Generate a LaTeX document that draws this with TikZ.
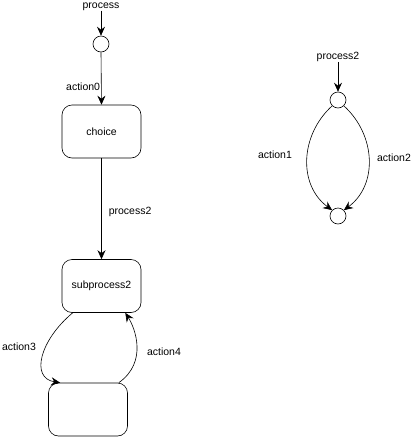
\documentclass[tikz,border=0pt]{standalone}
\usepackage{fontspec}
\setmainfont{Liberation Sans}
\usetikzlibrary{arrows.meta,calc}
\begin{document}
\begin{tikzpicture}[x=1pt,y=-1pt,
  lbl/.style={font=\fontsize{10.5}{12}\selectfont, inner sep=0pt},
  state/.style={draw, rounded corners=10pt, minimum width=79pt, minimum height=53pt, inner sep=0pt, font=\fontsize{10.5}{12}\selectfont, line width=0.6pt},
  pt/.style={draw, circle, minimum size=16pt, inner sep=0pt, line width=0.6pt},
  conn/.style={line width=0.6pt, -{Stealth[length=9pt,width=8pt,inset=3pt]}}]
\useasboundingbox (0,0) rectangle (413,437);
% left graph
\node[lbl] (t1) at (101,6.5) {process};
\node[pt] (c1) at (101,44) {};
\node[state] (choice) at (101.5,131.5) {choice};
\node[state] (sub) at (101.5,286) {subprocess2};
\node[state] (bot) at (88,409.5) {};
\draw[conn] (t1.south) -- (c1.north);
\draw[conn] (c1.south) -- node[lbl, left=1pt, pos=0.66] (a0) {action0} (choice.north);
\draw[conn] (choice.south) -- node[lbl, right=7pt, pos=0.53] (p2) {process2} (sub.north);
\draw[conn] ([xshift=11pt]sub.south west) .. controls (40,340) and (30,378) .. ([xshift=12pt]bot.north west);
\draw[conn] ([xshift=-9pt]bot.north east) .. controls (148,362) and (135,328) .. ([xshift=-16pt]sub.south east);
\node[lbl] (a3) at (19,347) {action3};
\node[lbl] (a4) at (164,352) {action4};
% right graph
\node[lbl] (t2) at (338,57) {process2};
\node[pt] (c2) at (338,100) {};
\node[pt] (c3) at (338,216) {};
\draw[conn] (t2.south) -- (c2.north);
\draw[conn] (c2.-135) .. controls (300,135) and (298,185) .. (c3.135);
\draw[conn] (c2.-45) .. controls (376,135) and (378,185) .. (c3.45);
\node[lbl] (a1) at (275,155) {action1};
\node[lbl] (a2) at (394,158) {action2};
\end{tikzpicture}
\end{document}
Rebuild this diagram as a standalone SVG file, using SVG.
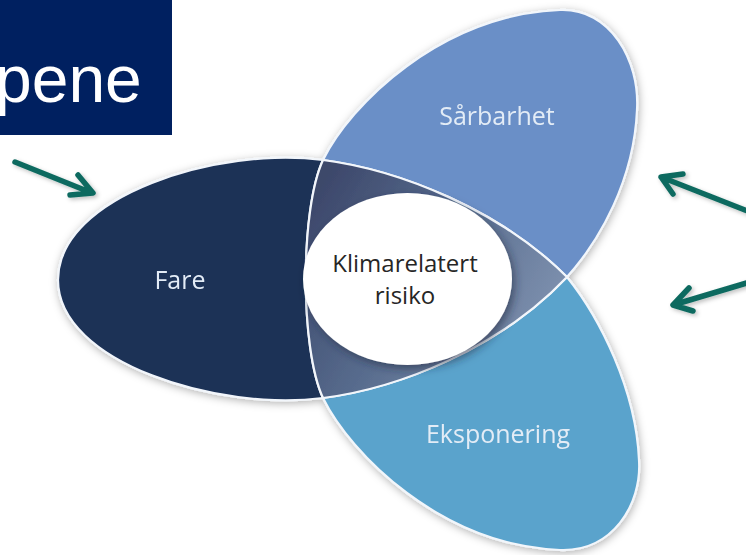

**EXERCISE DESCRIPTION:** Copy the listing in full and without alteration, omitting every picture.

**CORRECT RESULT:**
Generate a LaTeX document that draws this with TikZ.
\documentclass[tikz,border=0pt]{standalone}
\usepackage{fontspec}
\setmainfont{Liberation Sans}
\usetikzlibrary{arrows.meta,calc}
\begin{document}
\begin{tikzpicture}[x=1pt,y=-1pt,
  lbl/.style={font=\fontsize{10.5}{12}\selectfont, inner sep=0pt},
  state/.style={draw, rounded corners=10pt, minimum width=79pt, minimum height=53pt, inner sep=0pt, font=\fontsize{10.5}{12}\selectfont, line width=0.6pt},
  pt/.style={draw, circle, minimum size=16pt, inner sep=0pt, line width=0.6pt},
  conn/.style={line width=0.6pt, -{Stealth[length=9pt,width=8pt,inset=3pt]}}]
\useasboundingbox (0,0) rectangle (413,437);
% left graph
\node[lbl] (t1) at (101,6.5) {process};
\node[pt] (c1) at (101,44) {};
\node[state] (choice) at (101.5,131.5) {choice};
\node[state] (sub) at (101.5,286) {subprocess2};
\node[state] (bot) at (88,409.5) {};
\draw[conn] (t1.south) -- (c1.north);
\draw[conn] (c1.south) -- node[lbl, left=1pt, pos=0.66] (a0) {action0} (choice.north);
\draw[conn] (choice.south) -- node[lbl, right=7pt, pos=0.53] (p2) {process2} (sub.north);
\draw[conn] ([xshift=11pt]sub.south west) .. controls (40,340) and (30,378) .. ([xshift=12pt]bot.north west);
\draw[conn] ([xshift=-9pt]bot.north east) .. controls (148,362) and (135,328) .. ([xshift=-16pt]sub.south east);
\node[lbl] (a3) at (19,347) {action3};
\node[lbl] (a4) at (164,352) {action4};
% right graph
\node[lbl] (t2) at (338,57) {process2};
\node[pt] (c2) at (338,100) {};
\node[pt] (c3) at (338,216) {};
\draw[conn] (t2.south) -- (c2.north);
\draw[conn] (c2.-135) .. controls (300,135) and (298,185) .. (c3.135);
\draw[conn] (c2.-45) .. controls (376,135) and (378,185) .. (c3.45);
\node[lbl] (a1) at (275,155) {action1};
\node[lbl] (a2) at (394,158) {action2};
\end{tikzpicture}
\end{document}
Rebuild this diagram as a standalone SVG file, using SVG.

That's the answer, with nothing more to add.